#### Supplied data:
◆ ◆ ◆ ◆

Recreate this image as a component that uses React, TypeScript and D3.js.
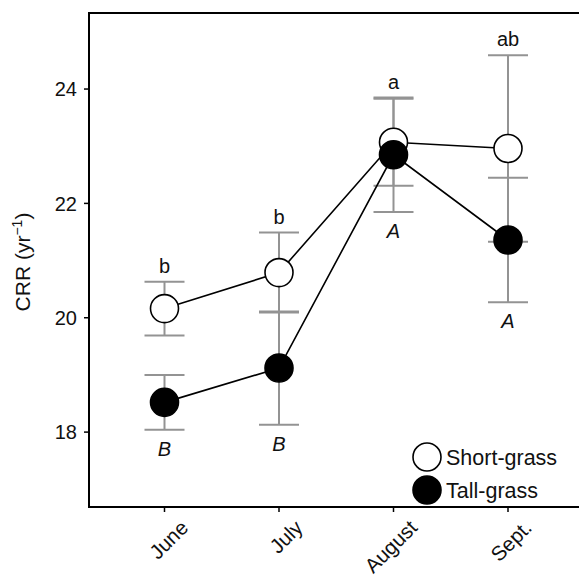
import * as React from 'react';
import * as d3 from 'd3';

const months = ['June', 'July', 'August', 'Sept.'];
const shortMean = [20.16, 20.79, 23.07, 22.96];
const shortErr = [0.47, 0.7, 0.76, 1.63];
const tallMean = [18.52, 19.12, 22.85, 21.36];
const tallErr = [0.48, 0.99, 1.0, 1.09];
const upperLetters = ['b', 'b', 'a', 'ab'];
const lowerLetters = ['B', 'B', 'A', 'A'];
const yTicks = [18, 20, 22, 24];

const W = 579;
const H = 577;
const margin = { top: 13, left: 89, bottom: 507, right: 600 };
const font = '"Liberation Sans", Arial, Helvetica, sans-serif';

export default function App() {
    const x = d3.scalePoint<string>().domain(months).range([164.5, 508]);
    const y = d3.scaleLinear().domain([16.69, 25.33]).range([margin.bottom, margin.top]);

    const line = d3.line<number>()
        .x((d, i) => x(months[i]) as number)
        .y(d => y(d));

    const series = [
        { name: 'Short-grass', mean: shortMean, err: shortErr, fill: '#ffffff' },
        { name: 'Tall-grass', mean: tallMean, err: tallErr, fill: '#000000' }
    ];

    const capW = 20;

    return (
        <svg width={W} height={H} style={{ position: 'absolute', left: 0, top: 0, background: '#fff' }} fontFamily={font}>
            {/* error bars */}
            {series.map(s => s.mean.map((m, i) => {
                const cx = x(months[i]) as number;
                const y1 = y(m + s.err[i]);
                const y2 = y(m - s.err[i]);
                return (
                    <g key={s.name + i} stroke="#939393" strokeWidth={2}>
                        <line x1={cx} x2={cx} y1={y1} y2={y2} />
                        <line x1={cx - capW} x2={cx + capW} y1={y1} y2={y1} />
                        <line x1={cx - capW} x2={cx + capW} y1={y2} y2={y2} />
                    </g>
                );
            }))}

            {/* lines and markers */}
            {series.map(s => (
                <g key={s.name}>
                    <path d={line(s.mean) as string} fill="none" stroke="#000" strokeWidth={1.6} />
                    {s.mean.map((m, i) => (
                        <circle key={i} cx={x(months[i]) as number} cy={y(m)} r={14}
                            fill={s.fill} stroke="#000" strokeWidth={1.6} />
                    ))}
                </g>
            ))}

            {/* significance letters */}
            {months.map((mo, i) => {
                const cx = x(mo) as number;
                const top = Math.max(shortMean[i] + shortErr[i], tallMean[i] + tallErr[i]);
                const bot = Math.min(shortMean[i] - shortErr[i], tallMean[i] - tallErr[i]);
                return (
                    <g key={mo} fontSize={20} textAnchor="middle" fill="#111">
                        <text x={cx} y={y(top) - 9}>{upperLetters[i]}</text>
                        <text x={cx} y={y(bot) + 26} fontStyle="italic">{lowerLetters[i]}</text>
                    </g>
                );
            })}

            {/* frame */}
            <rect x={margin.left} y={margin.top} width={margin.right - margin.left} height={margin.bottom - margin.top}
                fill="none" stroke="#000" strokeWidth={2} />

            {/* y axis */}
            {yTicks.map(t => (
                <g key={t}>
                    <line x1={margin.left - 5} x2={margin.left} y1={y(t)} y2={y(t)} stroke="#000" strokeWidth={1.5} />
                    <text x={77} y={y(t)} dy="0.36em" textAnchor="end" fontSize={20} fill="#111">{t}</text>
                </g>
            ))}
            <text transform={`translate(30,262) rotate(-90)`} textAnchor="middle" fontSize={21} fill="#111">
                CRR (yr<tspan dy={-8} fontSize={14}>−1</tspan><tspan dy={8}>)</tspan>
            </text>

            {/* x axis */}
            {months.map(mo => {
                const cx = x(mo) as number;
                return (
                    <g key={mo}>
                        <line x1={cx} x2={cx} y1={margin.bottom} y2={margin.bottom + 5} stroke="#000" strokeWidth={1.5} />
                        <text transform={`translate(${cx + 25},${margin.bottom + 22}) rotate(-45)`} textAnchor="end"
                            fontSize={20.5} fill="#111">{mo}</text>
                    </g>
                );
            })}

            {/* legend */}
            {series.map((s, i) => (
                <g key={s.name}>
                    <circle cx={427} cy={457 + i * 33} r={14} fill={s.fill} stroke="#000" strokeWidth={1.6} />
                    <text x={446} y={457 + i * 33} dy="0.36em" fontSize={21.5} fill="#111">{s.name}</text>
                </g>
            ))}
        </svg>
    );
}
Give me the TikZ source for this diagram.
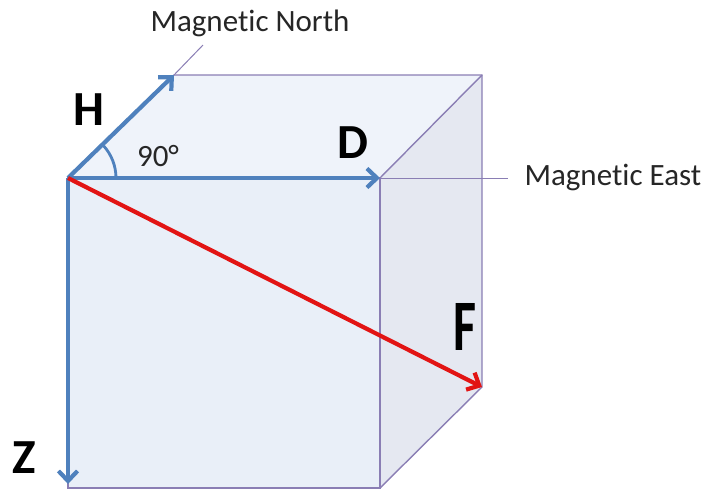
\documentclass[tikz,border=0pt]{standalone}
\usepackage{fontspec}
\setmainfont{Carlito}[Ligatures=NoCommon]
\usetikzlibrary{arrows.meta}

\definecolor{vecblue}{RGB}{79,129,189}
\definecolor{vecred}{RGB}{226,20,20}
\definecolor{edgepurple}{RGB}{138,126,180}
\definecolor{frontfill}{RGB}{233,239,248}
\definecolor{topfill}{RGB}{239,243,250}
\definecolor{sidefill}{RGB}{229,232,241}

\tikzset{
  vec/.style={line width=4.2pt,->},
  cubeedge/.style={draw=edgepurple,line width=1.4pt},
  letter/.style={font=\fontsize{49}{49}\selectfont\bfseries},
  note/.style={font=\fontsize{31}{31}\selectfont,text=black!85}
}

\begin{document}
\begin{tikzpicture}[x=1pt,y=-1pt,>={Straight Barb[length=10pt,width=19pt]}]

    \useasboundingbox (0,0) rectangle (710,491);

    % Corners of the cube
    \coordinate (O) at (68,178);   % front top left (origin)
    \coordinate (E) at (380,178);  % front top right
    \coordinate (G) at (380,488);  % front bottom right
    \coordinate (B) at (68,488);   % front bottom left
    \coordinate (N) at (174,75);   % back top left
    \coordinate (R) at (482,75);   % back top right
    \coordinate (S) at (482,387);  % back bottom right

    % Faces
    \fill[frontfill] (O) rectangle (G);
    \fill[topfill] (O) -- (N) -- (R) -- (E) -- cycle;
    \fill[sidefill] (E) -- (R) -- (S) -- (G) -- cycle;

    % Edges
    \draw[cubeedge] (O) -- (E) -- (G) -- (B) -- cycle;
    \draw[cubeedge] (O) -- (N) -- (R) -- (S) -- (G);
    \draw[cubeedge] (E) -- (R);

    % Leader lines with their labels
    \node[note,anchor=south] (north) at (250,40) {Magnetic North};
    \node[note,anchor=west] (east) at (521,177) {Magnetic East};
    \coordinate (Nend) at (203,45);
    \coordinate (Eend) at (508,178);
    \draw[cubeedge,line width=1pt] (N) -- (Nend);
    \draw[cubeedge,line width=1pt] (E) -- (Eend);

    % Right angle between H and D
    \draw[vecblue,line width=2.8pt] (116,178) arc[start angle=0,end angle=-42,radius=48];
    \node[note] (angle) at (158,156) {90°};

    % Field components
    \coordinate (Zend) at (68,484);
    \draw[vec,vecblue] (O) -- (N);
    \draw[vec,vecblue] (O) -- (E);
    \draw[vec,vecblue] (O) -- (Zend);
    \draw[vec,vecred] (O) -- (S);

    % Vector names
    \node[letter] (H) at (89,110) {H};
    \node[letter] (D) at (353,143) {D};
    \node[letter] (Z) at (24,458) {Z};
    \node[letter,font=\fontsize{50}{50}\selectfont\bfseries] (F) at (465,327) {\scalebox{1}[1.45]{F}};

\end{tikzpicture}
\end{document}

◆ ◆ ◆ ◆

#### Your objective:
Output all of the data exactly as it stands, minus any images.

#### Output of the exercise:
Recreate this image as a component that uses React, TypeScript and D3.js.
import * as React from 'react';
import * as d3 from 'd3';

const months = ['June', 'July', 'August', 'Sept.'];
const shortMean = [20.16, 20.79, 23.07, 22.96];
const shortErr = [0.47, 0.7, 0.76, 1.63];
const tallMean = [18.52, 19.12, 22.85, 21.36];
const tallErr = [0.48, 0.99, 1.0, 1.09];
const upperLetters = ['b', 'b', 'a', 'ab'];
const lowerLetters = ['B', 'B', 'A', 'A'];
const yTicks = [18, 20, 22, 24];

const W = 579;
const H = 577;
const margin = { top: 13, left: 89, bottom: 507, right: 600 };
const font = '"Liberation Sans", Arial, Helvetica, sans-serif';

export default function App() {
    const x = d3.scalePoint<string>().domain(months).range([164.5, 508]);
    const y = d3.scaleLinear().domain([16.69, 25.33]).range([margin.bottom, margin.top]);

    const line = d3.line<number>()
        .x((d, i) => x(months[i]) as number)
        .y(d => y(d));

    const series = [
        { name: 'Short-grass', mean: shortMean, err: shortErr, fill: '#ffffff' },
        { name: 'Tall-grass', mean: tallMean, err: tallErr, fill: '#000000' }
    ];

    const capW = 20;

    return (
        <svg width={W} height={H} style={{ position: 'absolute', left: 0, top: 0, background: '#fff' }} fontFamily={font}>
            {/* error bars */}
            {series.map(s => s.mean.map((m, i) => {
                const cx = x(months[i]) as number;
                const y1 = y(m + s.err[i]);
                const y2 = y(m - s.err[i]);
                return (
                    <g key={s.name + i} stroke="#939393" strokeWidth={2}>
                        <line x1={cx} x2={cx} y1={y1} y2={y2} />
                        <line x1={cx - capW} x2={cx + capW} y1={y1} y2={y1} />
                        <line x1={cx - capW} x2={cx + capW} y1={y2} y2={y2} />
                    </g>
                );
            }))}

            {/* lines and markers */}
            {series.map(s => (
                <g key={s.name}>
                    <path d={line(s.mean) as string} fill="none" stroke="#000" strokeWidth={1.6} />
                    {s.mean.map((m, i) => (
                        <circle key={i} cx={x(months[i]) as number} cy={y(m)} r={14}
                            fill={s.fill} stroke="#000" strokeWidth={1.6} />
                    ))}
                </g>
            ))}

            {/* significance letters */}
            {months.map((mo, i) => {
                const cx = x(mo) as number;
                const top = Math.max(shortMean[i] + shortErr[i], tallMean[i] + tallErr[i]);
                const bot = Math.min(shortMean[i] - shortErr[i], tallMean[i] - tallErr[i]);
                return (
                    <g key={mo} fontSize={20} textAnchor="middle" fill="#111">
                        <text x={cx} y={y(top) - 9}>{upperLetters[i]}</text>
                        <text x={cx} y={y(bot) + 26} fontStyle="italic">{lowerLetters[i]}</text>
                    </g>
                );
            })}

            {/* frame */}
            <rect x={margin.left} y={margin.top} width={margin.right - margin.left} height={margin.bottom - margin.top}
                fill="none" stroke="#000" strokeWidth={2} />

            {/* y axis */}
            {yTicks.map(t => (
                <g key={t}>
                    <line x1={margin.left - 5} x2={margin.left} y1={y(t)} y2={y(t)} stroke="#000" strokeWidth={1.5} />
                    <text x={77} y={y(t)} dy="0.36em" textAnchor="end" fontSize={20} fill="#111">{t}</text>
                </g>
            ))}
            <text transform={`translate(30,262) rotate(-90)`} textAnchor="middle" fontSize={21} fill="#111">
                CRR (yr<tspan dy={-8} fontSize={14}>−1</tspan><tspan dy={8}>)</tspan>
            </text>

            {/* x axis */}
            {months.map(mo => {
                const cx = x(mo) as number;
                return (
                    <g key={mo}>
                        <line x1={cx} x2={cx} y1={margin.bottom} y2={margin.bottom + 5} stroke="#000" strokeWidth={1.5} />
                        <text transform={`translate(${cx + 25},${margin.bottom + 22}) rotate(-45)`} textAnchor="end"
                            fontSize={20.5} fill="#111">{mo}</text>
                    </g>
                );
            })}

            {/* legend */}
            {series.map((s, i) => (
                <g key={s.name}>
                    <circle cx={427} cy={457 + i * 33} r={14} fill={s.fill} stroke="#000" strokeWidth={1.6} />
                    <text x={446} y={457 + i * 33} dy="0.36em" fontSize={21.5} fill="#111">{s.name}</text>
                </g>
            ))}
        </svg>
    );
}
Give me the TikZ source for this diagram.
\documentclass[tikz,border=0pt]{standalone}
\usepackage{fontspec}
\setmainfont{Carlito}[Ligatures=NoCommon]
\usetikzlibrary{arrows.meta}

\definecolor{vecblue}{RGB}{79,129,189}
\definecolor{vecred}{RGB}{226,20,20}
\definecolor{edgepurple}{RGB}{138,126,180}
\definecolor{frontfill}{RGB}{233,239,248}
\definecolor{topfill}{RGB}{239,243,250}
\definecolor{sidefill}{RGB}{229,232,241}

\tikzset{
  vec/.style={line width=4.2pt,->},
  cubeedge/.style={draw=edgepurple,line width=1.4pt},
  letter/.style={font=\fontsize{49}{49}\selectfont\bfseries},
  note/.style={font=\fontsize{31}{31}\selectfont,text=black!85}
}

\begin{document}
\begin{tikzpicture}[x=1pt,y=-1pt,>={Straight Barb[length=10pt,width=19pt]}]

    \useasboundingbox (0,0) rectangle (710,491);

    % Corners of the cube
    \coordinate (O) at (68,178);   % front top left (origin)
    \coordinate (E) at (380,178);  % front top right
    \coordinate (G) at (380,488);  % front bottom right
    \coordinate (B) at (68,488);   % front bottom left
    \coordinate (N) at (174,75);   % back top left
    \coordinate (R) at (482,75);   % back top right
    \coordinate (S) at (482,387);  % back bottom right

    % Faces
    \fill[frontfill] (O) rectangle (G);
    \fill[topfill] (O) -- (N) -- (R) -- (E) -- cycle;
    \fill[sidefill] (E) -- (R) -- (S) -- (G) -- cycle;

    % Edges
    \draw[cubeedge] (O) -- (E) -- (G) -- (B) -- cycle;
    \draw[cubeedge] (O) -- (N) -- (R) -- (S) -- (G);
    \draw[cubeedge] (E) -- (R);

    % Leader lines with their labels
    \node[note,anchor=south] (north) at (250,40) {Magnetic North};
    \node[note,anchor=west] (east) at (521,177) {Magnetic East};
    \coordinate (Nend) at (203,45);
    \coordinate (Eend) at (508,178);
    \draw[cubeedge,line width=1pt] (N) -- (Nend);
    \draw[cubeedge,line width=1pt] (E) -- (Eend);

    % Right angle between H and D
    \draw[vecblue,line width=2.8pt] (116,178) arc[start angle=0,end angle=-42,radius=48];
    \node[note] (angle) at (158,156) {90°};

    % Field components
    \coordinate (Zend) at (68,484);
    \draw[vec,vecblue] (O) -- (N);
    \draw[vec,vecblue] (O) -- (E);
    \draw[vec,vecblue] (O) -- (Zend);
    \draw[vec,vecred] (O) -- (S);

    % Vector names
    \node[letter] (H) at (89,110) {H};
    \node[letter] (D) at (353,143) {D};
    \node[letter] (Z) at (24,458) {Z};
    \node[letter,font=\fontsize{50}{50}\selectfont\bfseries] (F) at (465,327) {\scalebox{1}[1.45]{F}};

\end{tikzpicture}
\end{document}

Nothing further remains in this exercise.